The view that the changing culture often governs the decisions of the high court more than the law or the Constitution surfaced Friday at a post-term seminar sponsored by the Washington Legal Foundation.

With approval, Ron Klain of the O’Melveny and Myers law firm, a Foundation participant, said the decision striking down the Texas sodomy law reflected changing attitudes on and off the bench. He also said public opinion influences decisions restricting the liberties of immigrants since the September 11 terrorist attacks.

“We will all have an eye to the coming term to see if the court will serve as a buffer against the excesses of law enforcement — most keenly felt by minority Americans — in the effort to keep our citizenry safe from terrorism,” said Hannah Rosenthal, executive director of the Jewish Council of Public Affairs.

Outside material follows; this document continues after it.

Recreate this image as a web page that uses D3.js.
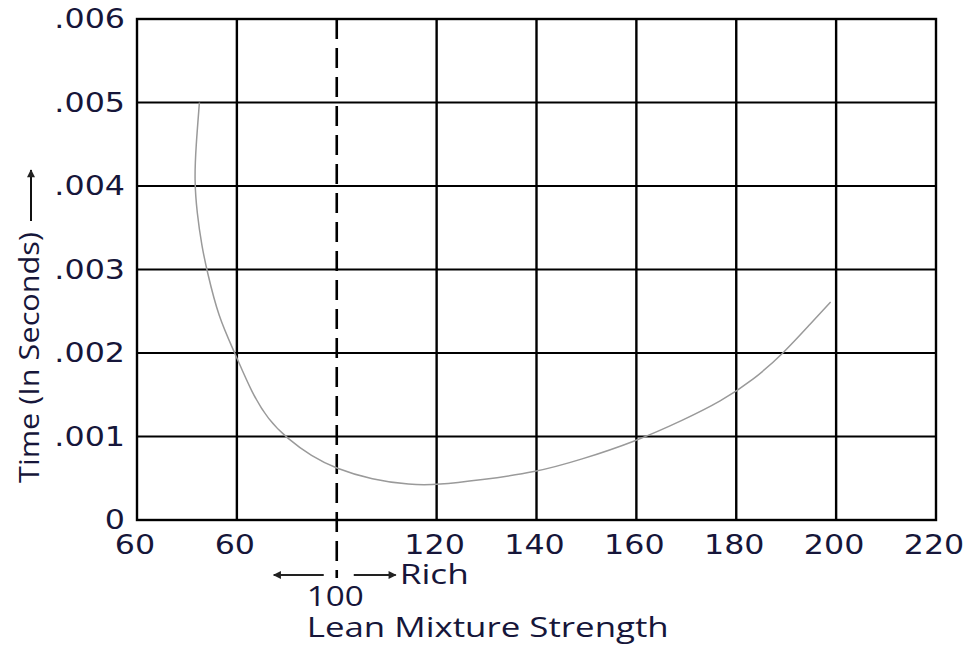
<!DOCTYPE html>
<meta charset="utf-8">
<title>lean mixture</title>
<style>
  body { margin: 0; background: #fff; }
  .tick-label { font-family: "DejaVu Sans", sans-serif; font-size: 26px; fill: #16163a; }
  .label { font-family: "Open Sans", sans-serif; font-size: 27px; fill: #16163a; }
</style>
<body>
<div id="chart"></div>
<script src="https://d3js.org/d3.v7.min.js"></script>
<script>

// values

var mixture = [72.5, 71.8, 71.5, 72.0, 73.0, 74.0, 76.3, 79.6, 83.0, 86.3, 90.0, 95.0,
  99.7, 107.1, 114.7, 120.2, 128.8, 139.8, 148.8, 159.8, 169.5, 176.9, 183.5, 189.5,
  195.0, 198.9];
var time = [.005, .00447, .00407, .00368, .00327, .00299, .00243, .00200, .00152, .00120,
  .00098, .00076, .00062, .00048, .00042, .00042, .00048, .00057, .00072, .00094, .00120,
  .00142, .00168, .00200, .00236, .00261];

var xTicks = [60, 80, 120, 140, 160, 180, 200, 220];
var xTickLabels = ["60", "60", "120", "140", "160", "180", "200", "220"];
var xGrid = [80, 120, 140, 160, 180, 200];
var yTicks = [0, .001, .002, .003, .004, .005, .006];
var yTickLabels = ["0", ".001", ".002", ".003", ".004", ".005", ".006"];
var stoich = 100;

var width = 969, height = 645;
var margin = {top: 19, right: 33, bottom: 125, left: 137};
var w = width - margin.left - margin.right,
    h = height - margin.top - margin.bottom;

var svg = d3.select("#chart").append("svg")
    .attr("width", width)
    .attr("height", height);

svg.append("defs").append("marker")
    .attr("id", "head")
    .attr("viewBox", "0 0 10 10")
    .attr("refX", 9).attr("refY", 5)
    .attr("markerWidth", 5).attr("markerHeight", 4)
    .attr("markerUnits", "strokeWidth")
    .attr("orient", "auto")
  .append("path")
    .attr("d", "M0,0L10,5L0,10z")
    .attr("fill", "#222");

var g = svg.append("g")
    .attr("transform", "translate(" + margin.left + "," + margin.top + ")");

var x = d3.scaleLinear().domain([60, 220]).range([0, w]);
var y = d3.scaleLinear().domain([0, .006]).range([h, 0]);

// grid

g.selectAll("line.hgrid")
  .data(yTicks)
  .enter().append("line")
  .attr("class", "hgrid")
  .attr("x1", 0).attr("x2", w)
  .attr("y1", function(d) { return y(d); })
  .attr("y2", function(d) { return y(d); })
  .attr("stroke", "#000")
  .attr("stroke-width", 2);

g.selectAll("line.vgrid")
  .data(xGrid)
  .enter().append("line")
  .attr("class", "vgrid")
  .attr("x1", function(d) { return x(d); })
  .attr("x2", function(d) { return x(d); })
  .attr("y1", 0).attr("y2", h)
  .attr("stroke", "#000")
  .attr("stroke-width", 2.4);

g.append("rect")
  .attr("width", w).attr("height", h)
  .attr("fill", "none")
  .attr("stroke", "#000")
  .attr("stroke-width", 2.4);

// dashed line at 100, running down into the label area

g.append("line")
  .attr("x1", x(stoich)).attr("x2", x(stoich))
  .attr("y1", 0).attr("y2", h + 58)
  .attr("stroke", "#000")
  .attr("stroke-width", 2.6)
  .attr("stroke-dasharray", "20,9");

// curve

var line = d3.line()
  .x(function(d) { return x(d[0]); })
  .y(function(d) { return y(d[1]); })
  .curve(d3.curveBasis);

g.append("path")
  .datum(d3.zip(mixture, time))
  .attr("d", line)
  .attr("fill", "none")
  .attr("stroke", "#9a9a9a")
  .attr("stroke-width", 1.5);

// tick labels

g.selectAll("text.xt")
  .data(xTicks)
  .enter().append("text")
  .attr("class", "tick-label xt")
  .attr("text-anchor", "middle")
  .attr("transform", function(d) { return "translate(" + (x(d) - 2) + "," + (h + 34) + ") scale(1.22,1)"; })
  .text(function(d, i) { return xTickLabels[i]; });

g.selectAll("text.yt")
  .data(yTicks)
  .enter().append("text")
  .attr("class", "tick-label yt")
  .attr("text-anchor", "end")
  .attr("dy", "0.36em")
  .attr("transform", function(d) { return "translate(-12," + y(d) + ") scale(1.22,1)"; })
  .text(function(d, i) { return yTickLabels[i]; });

// annotation under the dashed line

g.append("line")
  .attr("x1", x(stoich) - 13).attr("x2", x(stoich) - 63)
  .attr("y1", h + 55).attr("y2", h + 55)
  .attr("stroke", "#222").attr("stroke-width", 2)
  .attr("marker-end", "url(#head)");

g.append("line")
  .attr("x1", x(stoich) + 17).attr("x2", x(stoich) + 59)
  .attr("y1", h + 55).attr("y2", h + 55)
  .attr("stroke", "#222").attr("stroke-width", 2)
  .attr("marker-end", "url(#head)");

g.append("text")
  .attr("class", "label")
  .attr("x", x(stoich) + 63).attr("y", h + 64)
  .attr("textLength", 69).attr("lengthAdjust", "spacingAndGlyphs")
  .text("Rich");

g.append("text")
  .attr("class", "label")
  .attr("x", x(stoich) - 30).attr("y", h + 86)
  .attr("textLength", 57).attr("lengthAdjust", "spacingAndGlyphs")
  .text("100");

g.append("text")
  .attr("class", "label")
  .attr("x", x(stoich) - 30).attr("y", h + 117)
  .attr("textLength", 362).attr("lengthAdjust", "spacingAndGlyphs")
  .text("Lean Mixture Strength");

// y axis title with its arrow

svg.append("text")
  .attr("class", "label")
  .attr("transform", "translate(39,483) rotate(-90)")
  .attr("textLength", 251).attr("lengthAdjust", "spacingAndGlyphs")
  .text("Time (In Seconds)");

svg.append("line")
  .attr("x1", 31).attr("x2", 31)
  .attr("y1", 221).attr("y2", 170)
  .attr("stroke", "#111").attr("stroke-width", 2)
  .attr("marker-end", "url(#head)");

</script>
</body>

“There has been a change in our society, in our attitude toward gay rights and the treatment of gays in society. This is just one instance where the court is reflecting that change,” said Mr. Klain, who defended Vice President Al Gore in the 2000 election litigation.

He said public attitudes squelched outraged social conservatives, who “either said nothing or were very muted in their comments” about a term that must have disappointed them.

Among unmuted voices was that of Ward Connerly, a University of California regent who vowed to continue his fight against affirmative action, most pointedly with a voter initiative in Michigan. Another who spoke out was the Rev. Jerry Falwell, who called the decision to legalize “sexual practices common to a homosexual lifestyle” the worst day at the court for social conservatives since the 1973 Roe v. Wade decision that legalized abortion.

Jay Sekulow, legal director of the American Center for Law & Justice and a social conservative, deplored what he called the political approach to the sodomy case. “It was a grand-slam homer for the other side.”

“It is not the duty of the court to define and solve the religious issues of the day,” said the Rev. C. Welton Gaddy of Monroe, La., president of the Interfaith Alliance. “It is the court’s responsibility to deal with issues of constitutionality and not to serve as the nation’s moral compass.” He said he worries about a “religious liberty U-turn” on future cases.

One such case is the California “Pledge of Allegiance” appeal, which filing delays pushed into September. The shoe would be on the other foot, however, if justices decide the words “under God” bar its daily recitation in public schools.

The 1.7-million member Knights of Columbus asked the court to honor religious traditions by reversing the 9th U.S. Circuit Court of Appeals ruling. “Including the words ‘under God’ in the Pledge … was not some jingoistic exercise in contrasting good believers with bad atheists,” the Catholic group said.

Death sentences are another impact zone. One year ago, the high court banned the execution of retarded murderers in a decision based in part on results from about 20 state and national polls. But the justices pointedly declined to march down the same road when presented with evidence of “evolving” public opposition to executing teenaged murderers.

Both sides also argued research and polling this year in the dispute about allowing universities to choose students by race.

“Rather than root its opinions in the text of the Constitution and the intent of the Framers, a majority of the court often raises a dampened finger to see which way the cultural breezes are blowing,” Family Research Council President Ken Connor said.